The Jack Dempsey versus Luis Ángel Firpo fight was a historical boxing fight: It was the first time that a Latin American fighter would challenge for the world Heavyweight title, and it would be one of the defining fights of Dempsey's career.
Dempsey versus Firpo took place on September 14, 1923, at the Polo Grounds in New York City. Dempsey had been champion since 1919, and Firpo was one of the top heavyweights of the world, nicknamed "El Toro de las Pampas" ("The Bull of the Pampas"). 80,000 fans paid to see the fight live.
Firpo displayed his power immediately, when he dropped a lunging Dempsey with a right hand just after the start of the first round.

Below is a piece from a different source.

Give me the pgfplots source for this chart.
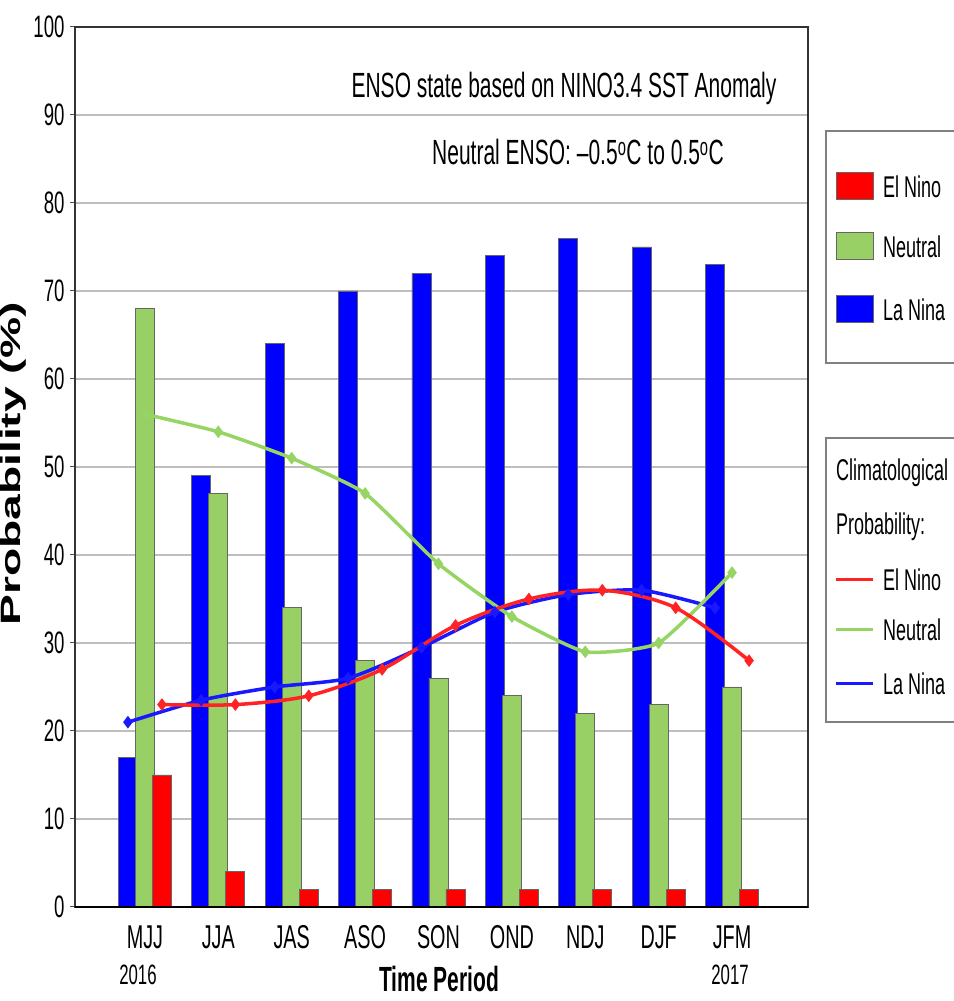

Dempsey landed on one knee, then quickly recuperated. Dempsey then rushed onto his rival and proceeded to drop Firpo seven times within a minute and a half. There was no "three knockdown" rule, and Dempsey was permitted to stand over the fallen fighter and immediately knock him down again, as there was yet no rule about going to a neutral corner.
But only half a minute later, towards the end of the first round, Firpo struck again. Trapping Dempsey against the ropes, he struck with another right to Dempsey's chin. Dempsey tumbled backwards out of the ring, and a photographer caught him as his legs pointed upwards. Dempsey hit a ringside writing machine during his fall, and he suffered a severe cut to the back of his head. He was helped back into the ring by the writers at ringside. Film of the fight shows the referee had reached the count of four by the time he returned. People outside the ring with stopwatches had counted fourteen seconds when Dempsey had finally stood up again. This slow count, by some accounts, plus the fact that Dempsey did not return to the ring completely under his own power, led many to claim that Firpo ought to have won by knockout.
After that scare, Dempsey recovered, dropping Firpo two more times in the second round, for a knockout victory at the fifty-seven second mark of that round.
Dempsey and Firpo both became icons. Dempsey later lost his Heavyweight title to Gene Tunney in two equally historic bouts (see: The Long Count Fight), he did military service and opened a restaurant in New York before dying in 1983.
Firpo, for his part, was also the first Argentinian to ever challenge for the world Heavyweight title. Although he did not become a world champion, he was revered in Argentina and most countries in Latin America, to the point that there are several streets and avenues in other Latin countries named after him, as well as one of the most important football teams in El Salvador.
Argentinian Oscar Bonavena also fought two great heavyweight champions, losing to Muhammad Ali and to Joe Frazier, the latter for the NYSAC"s version of the world heavyweight title. Ultimately, John Ruiz, an American of Puerto Rican descent, became the first boxer of Hispanic and of Latin descent to win the world Heavyweight title, beating Evander Holyfield in 2001 for the World Boxing Association's version of the title.
George Bellows painted a work depicting Firpo dropping Dempsey through the ring's ropes on their historic fight. In 1950, Firpo's second knockdown of Dempsey was named "the most dramatic sports moment of the (20th) century so far".
Firpo died a wealthy man in 1960; and his body rests in the La Recoleta Cemetery in Buenos Aires.
In Popular Culture
This fight is referenced in the 1976 film Rocky by character Mickey Goldmill who says he fought an opponent the same date.
This is the fight Clark Gable and William Powell's character meet at in the 1934 movie Manhattan Melodrama
It was mentioned in Steve McQueen's The Sand Pebbles (1966) during the fight between Po-han and Ski.